How to Store Coffee Beans to Keep Them Fresh

You just bought a bag of freshly roasted coffee. Now what? How you store those beans over the next few weeks determines whether your last cup is as good as your first — or a disappointing, stale letdown.

The Four Enemies of Fresh Coffee

Coffee has four enemies after roasting: oxygen, moisture, heat, and light. Every storage decision you make should minimize exposure to all four.

Oxygen triggers oxidation, which breaks down the aromatic compounds responsible for coffee's complexity. A freshly roasted bean contains over 800 volatile aromatic compounds. Oxygen starts degrading them immediately.

Moisture accelerates staling and can introduce off-flavors. Coffee is hygroscopic — it absorbs moisture (and odors) from its environment. Leave coffee near your spice rack and you might taste garlic in your morning cup.
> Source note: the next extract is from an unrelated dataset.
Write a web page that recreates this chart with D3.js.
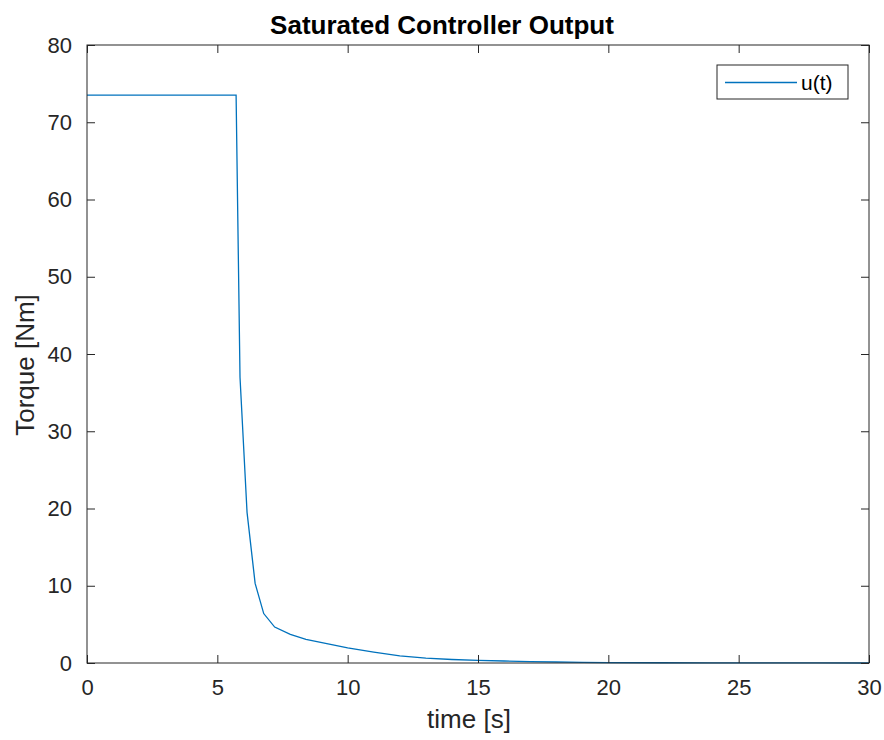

Heat accelerates every chemical reaction that degrades coffee. A bean stored at 77°F degrades roughly twice as fast as one stored at 68°F.

Light — particularly UV light — breaks down organic compounds and accelerates staling. That glass jar on your sunlit counter looks great on Instagram but it's destroying your coffee.

The Best Storage Method

Keep your beans in an opaque, airtight container at room temperature in a cupboard or pantry. That's it. No fancy equipment needed.

The bag your coffee came in is usually fine for the first week, especially if it has a one-way valve and a zip seal. The valve lets CO2 escape without letting oxygen in. After that first week, transfer to a dedicated container with a solid seal.

Ceramic canisters with silicone-sealed lids work well. So do stainless steel containers. Avoid clear glass or plastic unless it's stored in total darkness.

The Freezer Debate

Should you freeze coffee? It's complicated. For daily use, no — the repeated freeze-thaw cycle introduces moisture and degrades quality. But if you have more coffee than you can drink in 3 weeks, freezing a sealed, unused portion can extend its life by months.

The key: freeze in single-use portions, in airtight bags with as much air removed as possible. When you're ready, pull a portion out and let it come to room temperature fully before opening. Never put it back.

What About Pre-Ground Coffee?

Grinding exponentially increases surface area exposed to oxygen. A whole bean might stay fresh for 3-4 weeks. Pre-ground coffee starts declining within 30 minutes.

If you don't own a grinder, buy small quantities of pre-ground coffee and use them within a week. But honestly, a basic burr grinder is one of the single best investments you can make in your coffee quality. Even a $30 hand grinder makes a noticeable difference.

The Simple Rule

Buy what you'll drink in two weeks. Store it sealed, dark, and cool. Grind right before brewing. That's 90% of the game right there. Everything else is optimization.